>> begin Information shown

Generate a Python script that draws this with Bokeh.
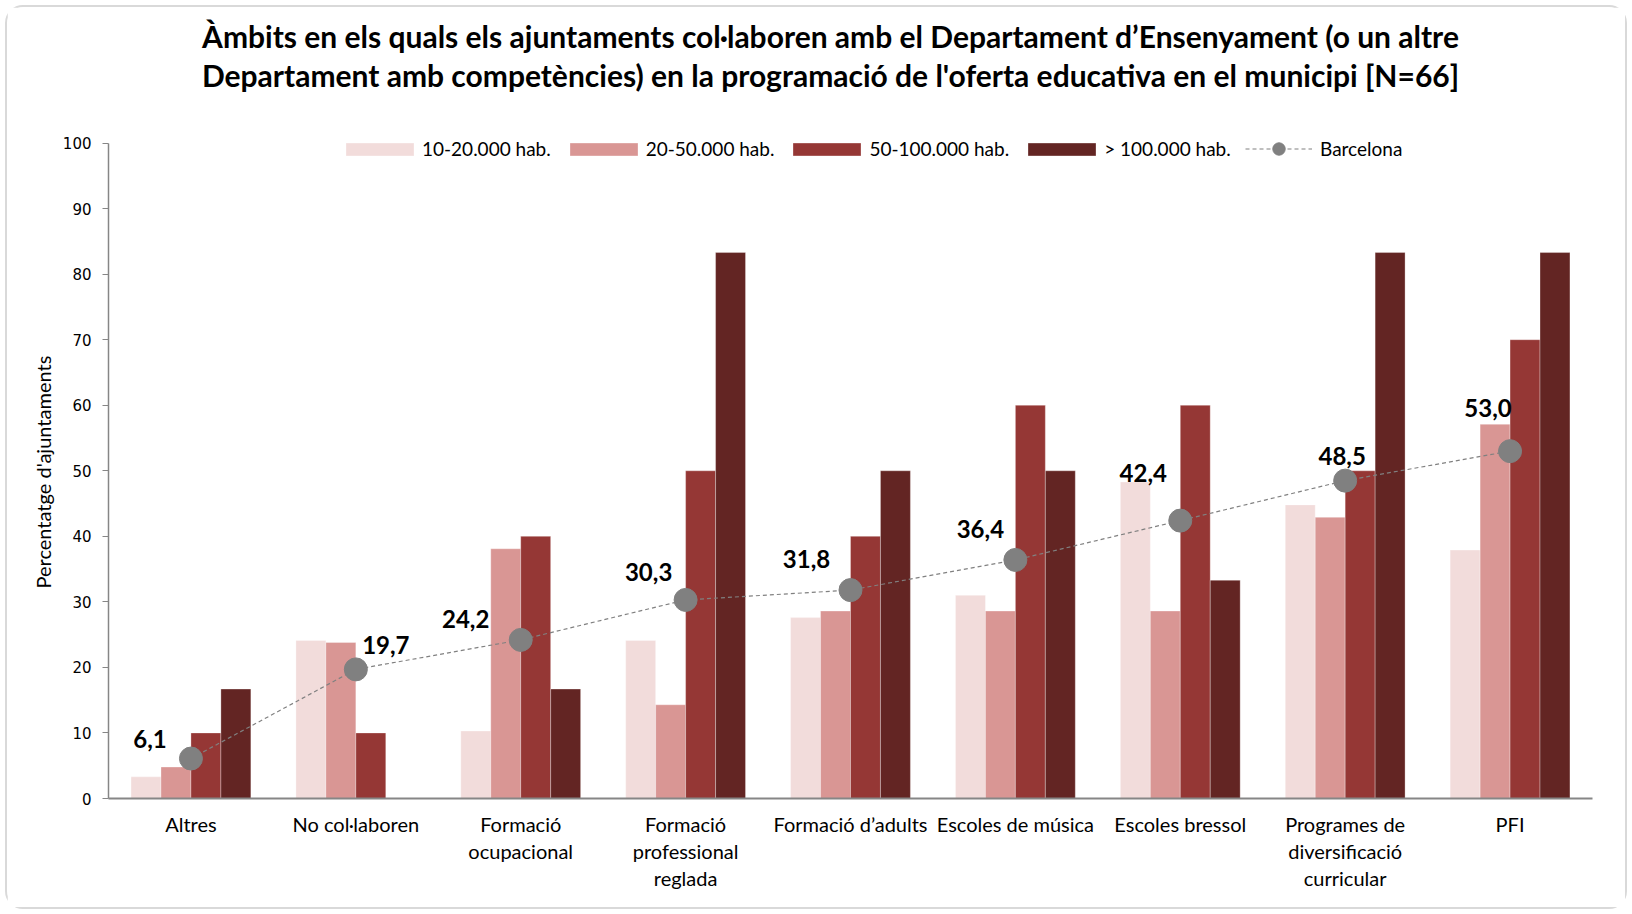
from bokeh.plotting import figure
from bokeh.models import ColumnDataSource, Label, Legend, LegendItem, FixedTicker, LinearAxis, Title
from bokeh.embed import file_html
from bokeh.resources import INLINE
from bokeh.core.properties import value

categories = ["Altres", "No col·laboren", "Formació ocupacional", "Formació professional reglada",
              "Formació d’adults", "Escoles de música", "Escoles bressol",
              "Programes de diversificació curricular", "PFI"]
tick_labels = ["Altres", "No col·laboren", "Formació\nocupacional", "Formació\nprofessional\nreglada",
               "Formació d’adults", "Escoles de música", "Escoles bressol",
               "Programes de\ndiversificació\ncurricular", "PFI"]
hab_10_20 = [3.3, 24.1, 10.3, 24.1, 27.6, 31.0, 48.3, 44.8, 37.9]
hab_20_50 = [4.8, 23.8, 38.1, 14.3, 28.6, 28.6, 28.6, 42.9, 57.1]
hab_50_100 = [10.0, 10.0, 40.0, 50.0, 40.0, 60.0, 60.0, 50.0, 70.0]
hab_100 = [16.7, 0.0, 16.7, 83.3, 50.0, 50.0, 33.3, 83.3, 83.3]
barcelona = [6.1, 19.7, 24.2, 30.3, 31.8, 36.4, 42.4, 48.5, 53.0]
series_names = ["10-20.000 hab.", "20-50.000 hab.", "50-100.000 hab.", "> 100.000 hab."]
line_name = "Barcelona"
title_lines = ["Àmbits en els quals els ajuntaments col·laboren amb el Departament d’Ensenyament (o un altre",
               "Departament amb competències) en la programació de l'oferta educativa en el municipi [N=66]"]
y_title = "Percentatge d'ajuntaments"
y_ticks = [0, 10, 20, 30, 40, 50, 60, 70, 80, 90, 100]

colors = ["#F2DCDB", "#D99694", "#953735", "#632523"]
label_dx = [-41, 30, -55, -37, -44, -35, -37, -3, -22]
label_dy = [-20, -24, -21, -28, -31, -31, -48, -25, -43]

n = len(categories)
xpos = [i + 0.5 for i in range(n)]          # category centres on a numeric scale
offsets = [-0.2725, -0.0908, 0.0908, 0.2725]
bar_w = 0.1816

data = dict(x=xpos, s1=hab_10_20, s2=hab_20_50, s3=hab_50_100, s4=hab_100,
            bcn=barcelona, lab=[f"{v:.1f}".replace(".", ",") for v in barcelona],
            dx=label_dx, dy=label_dy)
for k, off in enumerate(offsets):
    data[f"x{k+1}"] = [x + off for x in xpos]
src = ColumnDataSource(data)

FONT = "Lato"
W, H = 1622, 904
MB_L, MB_R, MB_B = 101, 37, 113
frame_h = H - MB_B            # frame runs from canvas top to the x axis
px_per_unit = (frame_h - 135.6) / 100.0
y_top = frame_h / px_per_unit

p = figure(x_range=(0, n), y_range=(0, y_top), width=W, height=H,
           output_backend="svg", toolbar_location=None,
           min_border_left=MB_L, min_border_right=MB_R, min_border_top=0, min_border_bottom=MB_B)
p.styles = {"border": "2px solid #D9D9D9", "border-radius": "18px",
            "margin-left": "5px", "margin-top": "5px"}
p.outline_line_color = None
p.xgrid.grid_line_color = None
p.ygrid.grid_line_color = None

bar_rs = []
for k, c in enumerate(colors):
    r = p.vbar(x=f"x{k+1}", top=f"s{k+1}", width=bar_w, source=src,
               fill_color=c, line_color="white", line_width=0.6, line_alpha=0.5)
    bar_rs.append(r)

lr = p.line(x="x", y="bcn", source=src, line_color="#808080", line_width=1.2, line_dash="4 3")
sr = p.scatter(x="x", y="bcn", source=src, size=23, fill_color="#808080", line_color="#808080")
p.text(x="x", y="bcn", text="lab", source=src, x_offset="dx", y_offset="dy",
       text_align="center", text_baseline="middle", text_font=value(FONT),
       text_font_style="bold", text_font_size="24px", text_color="black")

legend_style = dict(orientation="horizontal", padding=0, margin=0, spacing=10,
                    border_line_color=None, background_fill_alpha=0, label_height=20,
                    label_text_font=FONT, label_text_font_size="19px", label_text_color="black")
leg = Legend(items=[LegendItem(label=nm, renderers=[r]) for nm, r in zip(series_names, bar_rs)],
             location=(229, 638), label_standoff=0, glyph_width=85, glyph_height=16, **legend_style)
p.add_layout(leg)
leg2 = Legend(items=[LegendItem(label=line_name, renderers=[lr, sr])],
              location=(1137, 634), label_standoff=8, glyph_width=67, glyph_height=31, **legend_style)
p.add_layout(leg2)

# y axis
p.yaxis.ticker = FixedTicker(ticks=y_ticks)
p.yaxis.bounds = (0, 100)
p.yaxis.major_label_text_font = "DejaVu Sans"
p.yaxis.major_label_text_font_size = "15px"
p.yaxis.major_label_text_color = "black"
p.yaxis.major_tick_out = 6
p.yaxis.major_tick_in = 0
p.yaxis.minor_tick_line_color = None
p.yaxis.major_label_standoff = 11
p.yaxis.axis_line_color = "#868686"
p.yaxis.major_tick_line_color = "#868686"
p.yaxis.axis_line_width = 1.5

p.add_layout(Title(text=y_title, align="left", offset=210, vertical_align="middle",
                   text_font=FONT, text_font_size="20px", text_font_style="normal",
                   text_color="black", standoff=8), "left")

# x axis: one axis per text line of the category labels
split = [t.split("\n") for t in tick_labels]
nlines = max(len(s) for s in split)
xaxes = [p.xaxis[0]]
for k in range(1, nlines):
    ax = LinearAxis()
    p.add_layout(ax, "below")
    xaxes.append(ax)
for k, ax in enumerate(xaxes):
    ax.ticker = FixedTicker(ticks=xpos)
    ax.major_label_overrides = {x: (s[k] if k < len(s) else " ") for x, s in zip(xpos, split)}
    ax.major_tick_line_color = None
    ax.minor_tick_line_color = None
    ax.major_tick_out = 0
    ax.major_tick_in = 0
    ax.major_label_text_font = FONT
    ax.major_label_text_font_size = "20px"
    ax.major_label_text_color = "black"
    if k == 0:
        ax.axis_line_color = "#868686"
        ax.axis_line_width = 2
        ax.major_label_standoff = 13
    else:
        ax.axis_line_color = None
        ax.major_label_standoff = 0

# title (inside the frame's top area)
for i, t in enumerate(title_lines):
    p.add_layout(Label(x=722, y=frame_h - 28 - 39 * i, x_units="screen", y_units="screen",
                       text=t, text_align="center", text_baseline="middle",
                       text_font=FONT, text_font_style="bold", text_font_size="30px",
                       text_color="black"))

open("out.html", "w").write(file_html(p, INLINE))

>> end Information shown

Exercise directions:
Starting with the first line of the data above and ending with the line containing "from bokeh.core.properties import value", please restate every line exactly, leaving images out.

Correct output:
Generate a Python script that draws this with Bokeh.
from bokeh.plotting import figure
from bokeh.models import ColumnDataSource, Label, Legend, LegendItem, FixedTicker, LinearAxis, Title
from bokeh.embed import file_html
from bokeh.resources import INLINE
from bokeh.core.properties import value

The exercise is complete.